Joseph Cornell (1903-1972)
On occasion, Christie's has a direct financial int… Read more The Bergman Collection
Joseph Cornell (1903-1972)

Paolo and Francesca (Francesca da Rimini)

Details
Joseph Cornell (1903-1972)
Paolo and Francesca (Francesca da Rimini)
wood box construction--glass, painted wood, fabric, printed paper collage and plastic
14 3/8 x 10 ¼ x 2 ¾ in. (36.5 x 26 x 6.9 cm.)
Executed circa 1940-1942.
Provenance
Julien Levy Gallery, New York
B.C. Holland Gallery, Chicago
Acquired from the above by the present owner, 1960
Literature
D. Ashton, A Joseph Cornell Album, New York, 1974, p. 114 (illustrated).
Exhibited
New York, Solomon R. Guggenheim Museum, Joseph Cornell, May-June 1967.
Chicago, Museum of Contemporary Art, Cornell in Chicago, November 1973-January 1974.
New York, Museum of Modern Art, Joseph Cornell, November 1980-January 1981, no. 109 (illustrated).
Art Institute of Chicago, The Lindy and Edwin Bergman Joseph Cornell Collection, June 1983-October 1989 (on loan).
Special Notice
On occasion, Christie's has a direct financial interest in the outcome of the sale of certain lots consigned for sale. This will usually be where it has guaranteed to the Seller that whatever the outcome of the auction, the Seller will receive a minimum sale price for the work. This is known as a minimum price guarantee. This is such a lot.

Brought to you by

Saara Pritchard
Saara Pritchard

Lot Essay

During the mid-1930s, Joseph Cornell began center his focus to the construction of shadow boxes that would recall nineteenth-century toy theaters or children's pop-up books. One small series of four boxes executed in the early 1940s in particular draws reference directly from the artist's own childhood. Like other artists such as Jean-Auguste Dominique Ingres, Dante Gabriele Rossetti and Auguste Rodin before him, Cornell, too, was struck by the tragic tale of Paolo Malatesta and Francesca da Rimini in his series, Paolo and Francesca. A contemporary of Dante, Francesca da Rimini fell in love with her husband's brother, Paolo Malatesta. Discovered together by her husband, Gianciotto, the lovers were murdered by the cuckolded husband. Originally recounted in the fifth canto of The Divine Comedy, Dante relegated the couple to the second circle of hell, which was reserved for the lustful. There, the couple was trapped in an eternal whirlwind, condemned to be swept through the air just as they had allowed themselves to be swept away by their passions.

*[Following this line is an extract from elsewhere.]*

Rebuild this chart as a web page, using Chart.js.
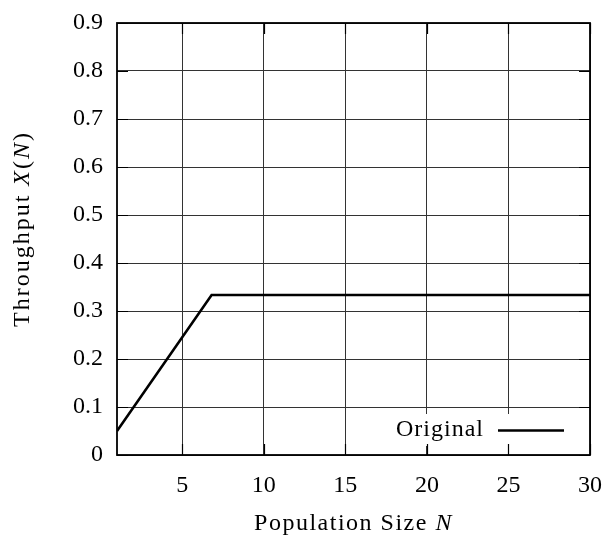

Discovering composition similarities between the Victorian steel engraving of the lovers seated side by side in a garden reading the story of the doomed love between Lancelot and Guinevere and a photograph of Cornell's own parents, art historian Sandra Leonard Starr has surmised:

"Looking at the photograph of Cornell's parents, Helen and Joseph, circa 1914, seated in profile in the parlor of their gothic revival house in Nyack, it seems likely that this memento from Cornell's archives was the model for his Paolo and Francesca series. The photograph was made three years prior to the death of Joseph Cornell, Sr. In the 1916-1917 season, Zadonai's opera Paolo and Francesca, based on Gabriel D'Annuzio's novel, was preformed several times at the Metropolitan Opera House in New York. Cornell's parents were both opera fans, and perhaps Cornell is paying homage to the last moments of the idyll of his family life prior to 1917. After his father's death, Cornell, at the age of fourteen, was sent away from home for the first time, to Phillips Academy, Andover, for four years, apparently not an altogether happy experience, and the family was forced to give up the big house in Nyack and move into a series of rented residences during the following decade. It appears that the series both commemorates his parents' love for each other (Cornell's mother never remarried) and establishes his own metaphysical belief that death is not the cessation of life but simply 'a going through the door.' It is death, which has been removed to a dream dimension in this box, a dream which has no reality. In this box, Cornell has placed Paolo and Francesca and his parents in a location where 'The astronomer will no longer look up to the stars-he will look out from them upon the universe'" (S. L. Starr, Joseph Cornell: Art and Metaphysics, exh. cat., Castelli, Feigen, Corcoran Gallery, 1982, pp. 31-32). Plagued by his own self-doubt in his early career, Cornell's arrival to his mature handcrafted box constructions happened only a few years prior to his creation of Paolo and Francesca.